The Short Story

Entry by: Alobear

21st May 2015
The Short Story

"Write it down. Short and to the point. Get your message across. Nobody wants to spend the effort to read through an interminable screed. Grab their attention and then don't let them go until they understand. Be brutal about it. It's the only way. But write it down now. Before you forget."

A pad of paper and a pen were shoved across the table towards her. She reached out automatically and gripped them, as if the feel of the physical objects could anchor her to reality. The paper was rough under her fingers, recycled she thought distractedly. The pen was a cheap biro, its case cracked and very little ink showing in the cartridge. But he was right. What she wrote didn’t need to be long, so the ink would probably last.

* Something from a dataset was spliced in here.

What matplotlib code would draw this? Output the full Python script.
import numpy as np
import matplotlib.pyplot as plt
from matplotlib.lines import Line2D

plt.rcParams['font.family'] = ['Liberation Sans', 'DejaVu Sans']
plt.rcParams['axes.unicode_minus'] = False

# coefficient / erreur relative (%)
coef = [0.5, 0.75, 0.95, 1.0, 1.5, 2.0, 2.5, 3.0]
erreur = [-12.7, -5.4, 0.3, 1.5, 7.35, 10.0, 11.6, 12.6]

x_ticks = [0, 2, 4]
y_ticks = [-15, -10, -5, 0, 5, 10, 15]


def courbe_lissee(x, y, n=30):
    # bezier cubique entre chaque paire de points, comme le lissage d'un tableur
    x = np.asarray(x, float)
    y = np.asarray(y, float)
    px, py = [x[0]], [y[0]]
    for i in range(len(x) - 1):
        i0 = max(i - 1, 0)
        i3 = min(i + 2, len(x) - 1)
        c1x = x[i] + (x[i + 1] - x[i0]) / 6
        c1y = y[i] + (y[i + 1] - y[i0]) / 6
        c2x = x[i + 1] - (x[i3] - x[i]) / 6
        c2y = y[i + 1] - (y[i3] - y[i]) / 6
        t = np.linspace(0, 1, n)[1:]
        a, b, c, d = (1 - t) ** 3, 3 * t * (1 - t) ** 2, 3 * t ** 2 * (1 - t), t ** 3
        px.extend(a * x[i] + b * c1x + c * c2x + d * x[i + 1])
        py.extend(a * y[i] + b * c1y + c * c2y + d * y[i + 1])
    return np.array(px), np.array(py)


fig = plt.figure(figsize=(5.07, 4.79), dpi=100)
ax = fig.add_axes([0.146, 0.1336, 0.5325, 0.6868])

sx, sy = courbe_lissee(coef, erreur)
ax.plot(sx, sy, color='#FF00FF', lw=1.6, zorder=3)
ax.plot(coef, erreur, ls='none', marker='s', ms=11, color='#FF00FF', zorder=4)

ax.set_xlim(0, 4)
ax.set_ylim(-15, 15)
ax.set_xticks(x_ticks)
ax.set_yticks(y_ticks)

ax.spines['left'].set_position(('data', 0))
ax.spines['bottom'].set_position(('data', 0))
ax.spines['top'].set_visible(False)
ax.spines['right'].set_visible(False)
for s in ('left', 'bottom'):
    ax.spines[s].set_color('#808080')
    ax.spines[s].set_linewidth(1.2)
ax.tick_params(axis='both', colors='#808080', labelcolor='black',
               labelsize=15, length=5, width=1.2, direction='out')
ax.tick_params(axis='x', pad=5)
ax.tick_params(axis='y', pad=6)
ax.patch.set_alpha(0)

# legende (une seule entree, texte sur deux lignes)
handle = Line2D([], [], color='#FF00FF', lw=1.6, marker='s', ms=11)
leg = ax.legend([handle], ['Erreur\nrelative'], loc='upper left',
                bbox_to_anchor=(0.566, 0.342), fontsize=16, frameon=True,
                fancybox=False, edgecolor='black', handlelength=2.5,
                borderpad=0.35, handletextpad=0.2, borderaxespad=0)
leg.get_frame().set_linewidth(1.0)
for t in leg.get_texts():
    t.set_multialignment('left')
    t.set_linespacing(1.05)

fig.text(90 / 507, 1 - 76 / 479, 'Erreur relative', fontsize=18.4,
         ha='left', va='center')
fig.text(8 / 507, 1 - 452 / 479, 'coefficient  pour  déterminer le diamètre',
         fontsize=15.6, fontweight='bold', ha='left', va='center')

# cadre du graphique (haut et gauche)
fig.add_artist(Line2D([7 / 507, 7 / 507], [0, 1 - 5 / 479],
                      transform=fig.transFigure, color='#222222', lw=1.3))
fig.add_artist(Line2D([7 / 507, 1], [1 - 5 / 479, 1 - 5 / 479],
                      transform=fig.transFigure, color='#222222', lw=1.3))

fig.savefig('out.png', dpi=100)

She focused hard on the blank page in front of her, placed the tip of the pen upon it, and started to write.

She wrote of a man in the darkness, of pain felt through horror, of blood on the kitchen tiles. She put her emotion aside and tried to be clinical about it, while still conveying the violence and lasting impact of what had happened. She concluded with his name. The letters of it were black and heavy on the white paper. She had been unable to divorce her feelings from that name and it was scored deeply into the page. She hoped it would not count against her, that it would look firm and definite rather than desperate.

She pushed the pad back across the table, her eyes on the grain of the wood, then folded her arms about herself, suddenly cold.

There was silence for a few moments, then he spoke again.

“Good. That’s good. It’s all there, but it’s not clouded by unnecessary emotion. It’s a good story.”

“It’s not a story,” she whispered, still not looking up. “It’s the truth.”

“Well, that’s not for me to decide. But I want you to know I do hope they believe it. There needs to be a reckoning. It’s been a long time coming and I think you might be the one to finally get it done. I’ll take this and get things started.”

A scrape of metal chair legs against concrete floor, and he was gone. She wondered how long he would be, and what would happen next. Would she have to stay here until it was all over? It wasn’t as if she had anywhere to go, but she didn’t like the feeling of helplessness that came with just being left alone.

She thought about what he had said. He didn’t seem to think it mattered what was real, only what would be believed. It mattered to her, though. Obviously, she wanted them to believe her, to act on her behalf and on behalf of all the nameless others, but she wouldn’t have lied about it, even to get the desired result. No matter how much retribution might have been deserved, it would have been wrong to fabricate. Besides, she didn’t think she could have written what she had written if it hadn’t been real. Her imagination either would have provided too little or too much to make it convincing. She hoped that meant they would be more likely to believe her.

“It’s not a story,” she said again, to the empty air. “It’s the truth.”